** DATASET CONTENT **
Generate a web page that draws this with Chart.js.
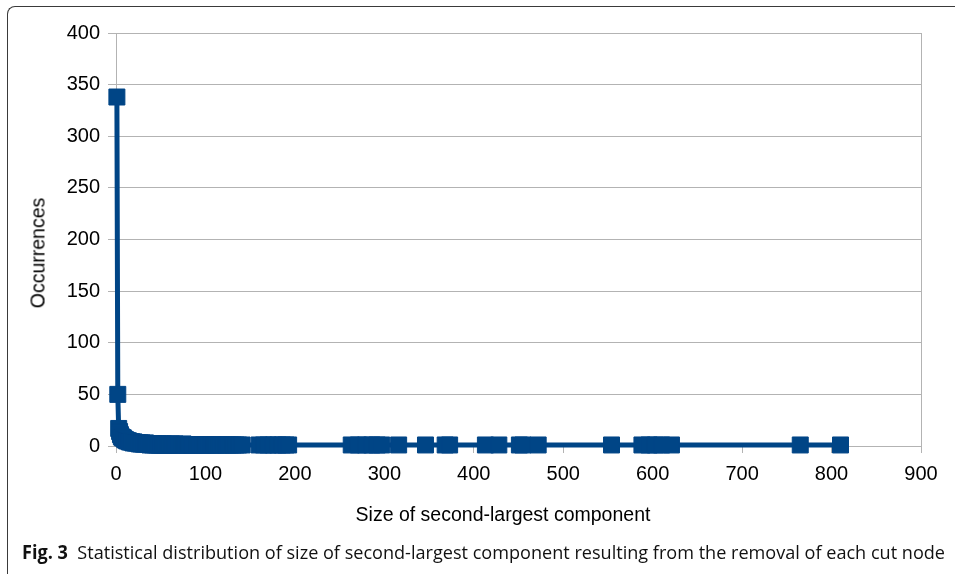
<!DOCTYPE html>
<html>
<head>
<meta charset="utf-8">
<script src="https://cdn.jsdelivr.net/npm/chart.js@4.4.1/dist/chart.umd.min.js"></script>
<style>
  html, body { margin: 0; padding: 0; background: #fff; }
  body { width: 955px; height: 574px; position: relative; overflow: hidden; }
  #frame { position: absolute; left: 7px; top: 6px; width: 1000px; height: 600px;
           border-left: 1px solid #3a3a3a; border-top: 1px solid #3a3a3a; border-top-left-radius: 8px; }
  #c { position: absolute; left: 0; top: 0; }
  .t { position: absolute; font-family: "Liberation Sans", Arial, sans-serif; color: #000; white-space: nowrap; }
  #xt { font-size: 19.5px; left: 503px; top: 514px; transform: translate(-50%, -50%); }
  #yt { font-size: 19.5px; left: 38px; top: 253px; transform: translate(-50%, -50%) rotate(-90deg); }
  #cap { position: absolute; left: 22px; top: 540px; font-family: "Open Sans", sans-serif; font-size: 19px;
         line-height: 24px; white-space: nowrap; color: #111; transform-origin: 0 50%; }
  #cap b { font-weight: 700; }
</style>
</head>
<body>
<div id="frame"></div>
<canvas id="c" width="955" height="574"></canvas>
<div class="t" id="xt">Size of second-largest component</div>
<div class="t" id="yt">Occurrences</div>
<div id="cap"><b>Fig. 3</b>&nbsp; Statistical distribution of size of second-largest component resulting from the removal of each cut node</div>
<script>
// Size of second-largest component (x) and number of occurrences (y)
const sizes = [
  1, 2, 3, 4, 5, 6, 7, 8, 9, 10,
  11, 12, 13, 14, 15, 16, 17, 18, 19, 20,
  21, 22, 23, 24, 25, 26, 27, 28, 29, 30,
  31, 32, 33, 34, 35, 36, 37, 38, 39, 40,
  41, 42, 43, 44, 45, 46, 47, 48, 49, 50,
  51, 52, 53, 54, 55, 56, 57, 58, 59, 60,
  62, 63, 65, 66, 68, 70, 71, 73, 75, 77,
  78, 80, 82, 84, 86, 87, 89, 91, 93, 95,
  97, 99, 101, 103, 106, 108, 110, 112, 115, 117,
  120, 123, 125, 128, 131, 134, 137, 141,
  160, 165, 170, 176, 181, 186, 190, 193,
  263, 271, 279, 286, 292, 297, 316,
  346, 368, 373,
  413, 428, 451, 455, 472,
  554, 588, 596, 603, 610, 621,
  765, 810
];
const occurrences = [
  338, 50, 17, 14, 11, 9, 8, 8, 7, 6,
  6, 5, 5, 5, 4, 4, 4, 4, 3, 4,
  3, 3, 3, 3, 3, 2, 3, 2, 3, 2,
  2, 2, 3, 2, 2, 2, 2, 1, 2, 2,
  1, 2, 2, 1, 2, 1, 2, 1, 1, 2,
  1, 1, 2, 1, 1, 1, 2, 1, 1, 1,
  2, 1, 1, 2, 1, 1, 1, 1, 2, 1,
  1, 1, 1, 1, 1, 1, 1, 1, 1, 1,
  1, 1, 1, 1, 1, 1, 1, 1, 1, 1,
  1, 1, 1, 1, 1, 1, 1, 1,
  1, 1, 1, 1, 1, 1, 1, 1,
  1, 1, 1, 1, 1, 1, 1,
  1, 1, 1,
  1, 1, 1, 1, 1,
  1, 1, 1, 1, 1, 1,
  1, 1
];
const xTickValues = [0, 100, 200, 300, 400, 500, 600, 700, 800, 900];
const yTickValues = [0, 50, 100, 150, 200, 250, 300, 350, 400];

const points = sizes.map((s, i) => ({ x: s, y: occurrences[i] }));
const GRID = '#b3b3b3';
const SERIES = '#004586';

new Chart(document.getElementById('c'), {
  type: 'scatter',
  data: {
    datasets: [{
      data: points,
      showLine: true,
      borderColor: SERIES,
      borderWidth: 5,
      backgroundColor: SERIES,
      pointStyle: 'rect',
      pointRadius: 11.3,
      pointHoverRadius: 11.3,
      pointBackgroundColor: SERIES,
      pointBorderColor: SERIES,
      pointBorderWidth: 1,
      tension: 0,
      clip: false
    }]
  },
  options: {
    responsive: false,
    devicePixelRatio: 1,
    animation: false,
    layout: { padding: { left: 0, right: 34, top: 33, bottom: 0 } },
    plugins: { legend: { display: false }, tooltip: { enabled: false } },
    scales: {
      x: {
        type: 'linear',
        min: xTickValues[0],
        max: xTickValues[xTickValues.length - 1],
        afterBuildTicks: s => { s.ticks = xTickValues.map(v => ({ value: v })); },
        afterFit: s => { s.height = 128; },
        grid: {
          color: c => (c.tick && c.tick.value === 900) ? GRID : 'rgba(0,0,0,0)',
          tickColor: GRID,
          tickLength: 7,
          lineWidth: 1
        },
        border: { display: true, color: GRID, width: 1 },
        ticks: {
          color: '#000',
          padding: 9,
          maxRotation: 0,
          font: { family: 'Liberation Sans', size: 20 }
        }
      },
      y: {
        type: 'linear',
        min: yTickValues[0],
        max: yTickValues[yTickValues.length - 1],
        afterBuildTicks: s => { s.ticks = yTickValues.map(v => ({ value: v })); },
        afterFit: s => { s.width = 116; },
        grid: { color: GRID, tickColor: GRID, tickLength: 8, lineWidth: 1 },
        border: { display: true, color: GRID, width: 1 },
        ticks: {
          color: '#000',
          padding: 8,
          font: { family: 'Liberation Sans', size: 20 }
        }
      }
    }
  }
});

// fit caption to its reference width
(function () {
  const cap = document.getElementById('cap');
  const w = cap.getBoundingClientRect().width;
  const target = 923;
  cap.style.transform = 'scaleX(' + (target / w) + ')';
})();
</script>
</body>
</html>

** WRITTEN REQUEST **
Transcribe the whole listing, character for character, but not its images.

** SOLVED EXERCISE **
Generate a web page that draws this with Chart.js.
<!DOCTYPE html>
<html>
<head>
<meta charset="utf-8">
<script src="https://cdn.jsdelivr.net/npm/chart.js@4.4.1/dist/chart.umd.min.js"></script>
<style>
  html, body { margin: 0; padding: 0; background: #fff; }
  body { width: 955px; height: 574px; position: relative; overflow: hidden; }
  #frame { position: absolute; left: 7px; top: 6px; width: 1000px; height: 600px;
           border-left: 1px solid #3a3a3a; border-top: 1px solid #3a3a3a; border-top-left-radius: 8px; }
  #c { position: absolute; left: 0; top: 0; }
  .t { position: absolute; font-family: "Liberation Sans", Arial, sans-serif; color: #000; white-space: nowrap; }
  #xt { font-size: 19.5px; left: 503px; top: 514px; transform: translate(-50%, -50%); }
  #yt { font-size: 19.5px; left: 38px; top: 253px; transform: translate(-50%, -50%) rotate(-90deg); }
  #cap { position: absolute; left: 22px; top: 540px; font-family: "Open Sans", sans-serif; font-size: 19px;
         line-height: 24px; white-space: nowrap; color: #111; transform-origin: 0 50%; }
  #cap b { font-weight: 700; }
</style>
</head>
<body>
<div id="frame"></div>
<canvas id="c" width="955" height="574"></canvas>
<div class="t" id="xt">Size of second-largest component</div>
<div class="t" id="yt">Occurrences</div>
<div id="cap"><b>Fig. 3</b>&nbsp; Statistical distribution of size of second-largest component resulting from the removal of each cut node</div>
<script>
// Size of second-largest component (x) and number of occurrences (y)
const sizes = [
  1, 2, 3, 4, 5, 6, 7, 8, 9, 10,
  11, 12, 13, 14, 15, 16, 17, 18, 19, 20,
  21, 22, 23, 24, 25, 26, 27, 28, 29, 30,
  31, 32, 33, 34, 35, 36, 37, 38, 39, 40,
  41, 42, 43, 44, 45, 46, 47, 48, 49, 50,
  51, 52, 53, 54, 55, 56, 57, 58, 59, 60,
  62, 63, 65, 66, 68, 70, 71, 73, 75, 77,
  78, 80, 82, 84, 86, 87, 89, 91, 93, 95,
  97, 99, 101, 103, 106, 108, 110, 112, 115, 117,
  120, 123, 125, 128, 131, 134, 137, 141,
  160, 165, 170, 176, 181, 186, 190, 193,
  263, 271, 279, 286, 292, 297, 316,
  346, 368, 373,
  413, 428, 451, 455, 472,
  554, 588, 596, 603, 610, 621,
  765, 810
];
const occurrences = [
  338, 50, 17, 14, 11, 9, 8, 8, 7, 6,
  6, 5, 5, 5, 4, 4, 4, 4, 3, 4,
  3, 3, 3, 3, 3, 2, 3, 2, 3, 2,
  2, 2, 3, 2, 2, 2, 2, 1, 2, 2,
  1, 2, 2, 1, 2, 1, 2, 1, 1, 2,
  1, 1, 2, 1, 1, 1, 2, 1, 1, 1,
  2, 1, 1, 2, 1, 1, 1, 1, 2, 1,
  1, 1, 1, 1, 1, 1, 1, 1, 1, 1,
  1, 1, 1, 1, 1, 1, 1, 1, 1, 1,
  1, 1, 1, 1, 1, 1, 1, 1,
  1, 1, 1, 1, 1, 1, 1, 1,
  1, 1, 1, 1, 1, 1, 1,
  1, 1, 1,
  1, 1, 1, 1, 1,
  1, 1, 1, 1, 1, 1,
  1, 1
];
const xTickValues = [0, 100, 200, 300, 400, 500, 600, 700, 800, 900];
const yTickValues = [0, 50, 100, 150, 200, 250, 300, 350, 400];

const points = sizes.map((s, i) => ({ x: s, y: occurrences[i] }));
const GRID = '#b3b3b3';
const SERIES = '#004586';

new Chart(document.getElementById('c'), {
  type: 'scatter',
  data: {
    datasets: [{
      data: points,
      showLine: true,
      borderColor: SERIES,
      borderWidth: 5,
      backgroundColor: SERIES,
      pointStyle: 'rect',
      pointRadius: 11.3,
      pointHoverRadius: 11.3,
      pointBackgroundColor: SERIES,
      pointBorderColor: SERIES,
      pointBorderWidth: 1,
      tension: 0,
      clip: false
    }]
  },
  options: {
    responsive: false,
    devicePixelRatio: 1,
    animation: false,
    layout: { padding: { left: 0, right: 34, top: 33, bottom: 0 } },
    plugins: { legend: { display: false }, tooltip: { enabled: false } },
    scales: {
      x: {
        type: 'linear',
        min: xTickValues[0],
        max: xTickValues[xTickValues.length - 1],
        afterBuildTicks: s => { s.ticks = xTickValues.map(v => ({ value: v })); },
        afterFit: s => { s.height = 128; },
        grid: {
          color: c => (c.tick && c.tick.value === 900) ? GRID : 'rgba(0,0,0,0)',
          tickColor: GRID,
          tickLength: 7,
          lineWidth: 1
        },
        border: { display: true, color: GRID, width: 1 },
        ticks: {
          color: '#000',
          padding: 9,
          maxRotation: 0,
          font: { family: 'Liberation Sans', size: 20 }
        }
      },
      y: {
        type: 'linear',
        min: yTickValues[0],
        max: yTickValues[yTickValues.length - 1],
        afterBuildTicks: s => { s.ticks = yTickValues.map(v => ({ value: v })); },
        afterFit: s => { s.width = 116; },
        grid: { color: GRID, tickColor: GRID, tickLength: 8, lineWidth: 1 },
        border: { display: true, color: GRID, width: 1 },
        ticks: {
          color: '#000',
          padding: 8,
          font: { family: 'Liberation Sans', size: 20 }
        }
      }
    }
  }
});

// fit caption to its reference width
(function () {
  const cap = document.getElementById('cap');
  const w = cap.getBoundingClientRect().width;
  const target = 923;
  cap.style.transform = 'scaleX(' + (target / w) + ')';
})();
</script>
</body>
</html>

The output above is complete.